Nothing in the old A-76 prevented procurement officials from checking the in-house cost before surveying the market, making it easy to rig a competition. "Shopping for contract prices that were higher or lower than the in-house cost estimate was possible if you wanted a specific outcome," says Annie Andrews, assistant director for competitive sourcing and privatization at the Defense Department.

OMB banned this practice in its rewrite of A-76. Still, the circular allows market research in streamlined competitions, one of many tools OMB endorsed to make the process as easy as possible. This is where FedBizOpps comes in. If stakeholders have access to competition results, they can hold agencies accountable, OMB argued. Angela Styles, the former OMB procurement chief who wrote portions of the revised A-76 regulations, believes disclosure is the key to keeping the process honest.

"What we tried to do in the streamlined process was to make it easy and convenient, recognizing that if you wanted to game industry you could. But all of the documentation has to be publicly available," she says. "I think there is a burden on industry and Congress to keep an eye on the competitions.

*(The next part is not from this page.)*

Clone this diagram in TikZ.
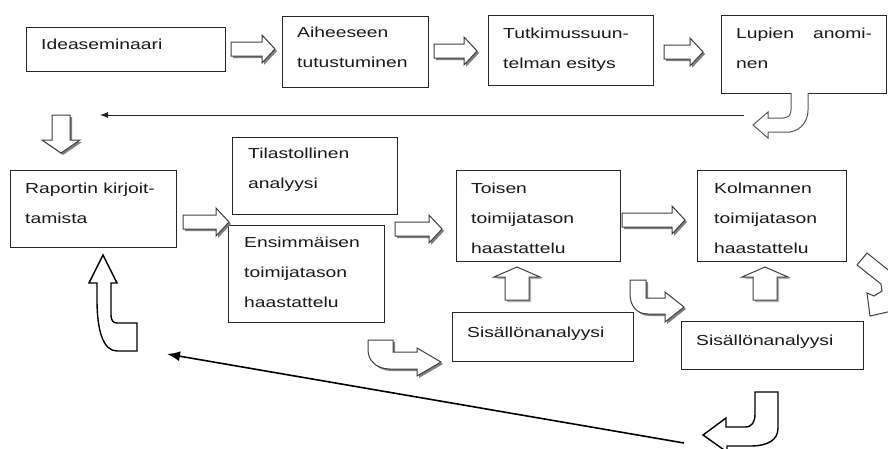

When something is wrong, industry and Congress need to bring it to the attention of the administration, the press and the public."

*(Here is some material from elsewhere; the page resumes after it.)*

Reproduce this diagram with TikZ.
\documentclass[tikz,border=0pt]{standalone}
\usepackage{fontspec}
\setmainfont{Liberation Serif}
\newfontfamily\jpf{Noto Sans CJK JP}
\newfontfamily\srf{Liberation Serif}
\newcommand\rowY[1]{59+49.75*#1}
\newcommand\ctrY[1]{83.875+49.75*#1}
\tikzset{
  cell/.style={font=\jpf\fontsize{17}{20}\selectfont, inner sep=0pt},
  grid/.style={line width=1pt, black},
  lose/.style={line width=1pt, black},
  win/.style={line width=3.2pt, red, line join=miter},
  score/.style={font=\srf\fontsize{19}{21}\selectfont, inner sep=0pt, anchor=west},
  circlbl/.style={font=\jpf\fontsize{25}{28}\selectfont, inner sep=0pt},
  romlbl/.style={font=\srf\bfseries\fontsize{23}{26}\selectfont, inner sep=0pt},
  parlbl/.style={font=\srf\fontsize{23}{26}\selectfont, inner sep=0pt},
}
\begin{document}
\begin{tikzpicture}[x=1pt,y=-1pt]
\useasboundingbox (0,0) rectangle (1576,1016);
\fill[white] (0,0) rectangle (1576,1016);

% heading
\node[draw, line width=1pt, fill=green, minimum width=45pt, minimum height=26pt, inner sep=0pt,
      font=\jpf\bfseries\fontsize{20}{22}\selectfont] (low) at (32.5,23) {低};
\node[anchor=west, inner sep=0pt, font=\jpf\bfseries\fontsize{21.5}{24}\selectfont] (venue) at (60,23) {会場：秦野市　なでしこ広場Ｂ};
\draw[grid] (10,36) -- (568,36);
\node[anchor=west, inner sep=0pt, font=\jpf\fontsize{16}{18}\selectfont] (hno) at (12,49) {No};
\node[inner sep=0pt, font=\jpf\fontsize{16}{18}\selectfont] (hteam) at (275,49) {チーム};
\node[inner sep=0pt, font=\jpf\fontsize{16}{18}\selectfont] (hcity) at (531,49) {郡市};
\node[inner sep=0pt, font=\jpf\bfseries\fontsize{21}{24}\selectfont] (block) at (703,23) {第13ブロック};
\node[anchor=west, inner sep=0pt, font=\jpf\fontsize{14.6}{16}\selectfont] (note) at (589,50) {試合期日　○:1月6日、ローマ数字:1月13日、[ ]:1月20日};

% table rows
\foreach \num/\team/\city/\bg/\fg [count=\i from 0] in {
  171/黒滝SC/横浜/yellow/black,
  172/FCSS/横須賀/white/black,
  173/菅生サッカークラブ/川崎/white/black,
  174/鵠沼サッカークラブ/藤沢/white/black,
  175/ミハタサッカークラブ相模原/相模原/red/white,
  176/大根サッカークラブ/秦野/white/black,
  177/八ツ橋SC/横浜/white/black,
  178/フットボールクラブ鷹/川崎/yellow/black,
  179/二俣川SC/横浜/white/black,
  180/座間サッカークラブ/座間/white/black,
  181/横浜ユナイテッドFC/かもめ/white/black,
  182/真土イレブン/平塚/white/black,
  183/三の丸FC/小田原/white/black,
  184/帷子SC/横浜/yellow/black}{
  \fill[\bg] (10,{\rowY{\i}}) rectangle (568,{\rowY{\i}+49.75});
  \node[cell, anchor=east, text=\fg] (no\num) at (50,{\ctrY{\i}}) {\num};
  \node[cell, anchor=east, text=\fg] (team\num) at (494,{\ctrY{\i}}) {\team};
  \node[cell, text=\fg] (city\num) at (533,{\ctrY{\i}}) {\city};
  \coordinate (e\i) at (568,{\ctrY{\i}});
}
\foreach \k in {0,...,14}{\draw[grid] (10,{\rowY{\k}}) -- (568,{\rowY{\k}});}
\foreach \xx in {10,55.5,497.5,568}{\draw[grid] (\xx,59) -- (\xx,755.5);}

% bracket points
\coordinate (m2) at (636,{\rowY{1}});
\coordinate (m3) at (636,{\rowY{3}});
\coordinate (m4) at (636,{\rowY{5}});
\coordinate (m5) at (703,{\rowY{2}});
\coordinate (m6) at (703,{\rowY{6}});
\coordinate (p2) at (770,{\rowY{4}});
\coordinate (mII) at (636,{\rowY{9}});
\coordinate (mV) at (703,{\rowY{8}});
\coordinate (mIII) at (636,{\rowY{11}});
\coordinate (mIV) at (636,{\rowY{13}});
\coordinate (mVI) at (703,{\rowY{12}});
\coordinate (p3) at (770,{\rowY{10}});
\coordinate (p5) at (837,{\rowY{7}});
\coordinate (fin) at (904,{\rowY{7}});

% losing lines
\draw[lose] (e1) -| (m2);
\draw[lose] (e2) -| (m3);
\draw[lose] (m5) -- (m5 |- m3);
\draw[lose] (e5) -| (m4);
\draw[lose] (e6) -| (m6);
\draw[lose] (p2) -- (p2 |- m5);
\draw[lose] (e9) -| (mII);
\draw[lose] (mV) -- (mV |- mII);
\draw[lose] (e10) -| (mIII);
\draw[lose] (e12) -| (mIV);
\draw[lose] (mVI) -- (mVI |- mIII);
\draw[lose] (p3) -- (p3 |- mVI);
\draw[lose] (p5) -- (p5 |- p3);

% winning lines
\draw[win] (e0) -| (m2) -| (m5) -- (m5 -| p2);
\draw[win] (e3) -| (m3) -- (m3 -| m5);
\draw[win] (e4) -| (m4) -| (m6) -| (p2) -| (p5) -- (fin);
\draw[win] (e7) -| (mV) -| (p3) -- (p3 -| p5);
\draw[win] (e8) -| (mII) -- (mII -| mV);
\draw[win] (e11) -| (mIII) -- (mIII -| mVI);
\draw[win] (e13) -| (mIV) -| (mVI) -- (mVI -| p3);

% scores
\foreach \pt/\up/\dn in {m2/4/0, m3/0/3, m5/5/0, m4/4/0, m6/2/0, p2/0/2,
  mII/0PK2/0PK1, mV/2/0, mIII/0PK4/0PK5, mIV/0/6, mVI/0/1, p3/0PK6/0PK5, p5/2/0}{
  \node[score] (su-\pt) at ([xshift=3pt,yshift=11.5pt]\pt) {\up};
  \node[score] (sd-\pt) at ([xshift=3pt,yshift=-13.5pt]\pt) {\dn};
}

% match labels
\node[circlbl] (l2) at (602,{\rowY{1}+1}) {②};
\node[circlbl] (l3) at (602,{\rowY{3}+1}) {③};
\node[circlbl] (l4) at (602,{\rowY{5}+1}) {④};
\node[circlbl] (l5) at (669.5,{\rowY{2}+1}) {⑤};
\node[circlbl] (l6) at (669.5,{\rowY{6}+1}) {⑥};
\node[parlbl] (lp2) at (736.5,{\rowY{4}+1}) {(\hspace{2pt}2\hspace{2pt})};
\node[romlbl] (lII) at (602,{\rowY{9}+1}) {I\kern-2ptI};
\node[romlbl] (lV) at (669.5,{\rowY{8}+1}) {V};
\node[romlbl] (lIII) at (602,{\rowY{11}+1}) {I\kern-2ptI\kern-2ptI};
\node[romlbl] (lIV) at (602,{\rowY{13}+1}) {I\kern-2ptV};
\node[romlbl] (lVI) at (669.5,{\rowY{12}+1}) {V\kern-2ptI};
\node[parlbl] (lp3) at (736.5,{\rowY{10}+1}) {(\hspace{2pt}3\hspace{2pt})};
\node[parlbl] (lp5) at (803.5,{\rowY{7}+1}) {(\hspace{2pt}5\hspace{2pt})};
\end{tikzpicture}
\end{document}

But OMB's proposal to let stakeholders see a one-page summary of results struck some contractors as inadequate. "You really don't get much detail on that one-page form," says Stan Soloway, president of the Professional Services Council, an Arlington, Va.-based contractors association. "In our meeting with Angela, our initial comment was you need more meat on the bones, so neither side, public or private, would have reason to grouse."

Soloway wanted agencies to disclose how they came up with the private sector bid. Did it come from market research or an actual solicitation? How comprehensive was the market research?

You won't find answers to these questions on the form released by agencies. Generally, the forms simply show the cost of the in-house and private sector bid: $8.9 million versus $8.5 million in the case of a competition for facilities support at the Health and Human Services Department's Administration for Children and Families. Finding out how many federal workers were involved in the competition (seven) or how the private bid was devised (market research, including prices taken from the General Services Administration schedules) requires additional, time-consuming inquiries.

Dale Warden, chief operating officer at Warden Associates, a Springfield, Va.-based consulting firm, believes agencies should provide more information. "The form by itself doesn't fully explain the analytical process being used to tally the private sector cost," he says. "[Agencies] could write up a simple summary of the method used."

Some contractors have filed requests for the forms. Dennis Gray, a contracting officer at the Administration for Children and Families, says he has received about 10 requests from industry. Officials at the Program Support Center, a unit within HHS, also have received a few industry requests for documentation.

But John Eberhart, a contracting officer with the Agriculture Department's Natural Resources Conservation Service in Temple, Texas, says the disclosure requirement has generated little interest at his agency. "You were the only one who asked about that," he said during an interview with Government Executive. At the Center for Medicare and Medicaid Services, where civil servants won 17 of 17 streamlined competitions in fiscal 2003, contractors have made no requests for documentation. One official at the HHS agency was surprised to learn the streamlined forms could even be made public.

Styles says agencies should post forms on FedBizOpps, to make the process as transparent as possible. "They're supposed to be very accessible. All that documentation should just be up on a Web site."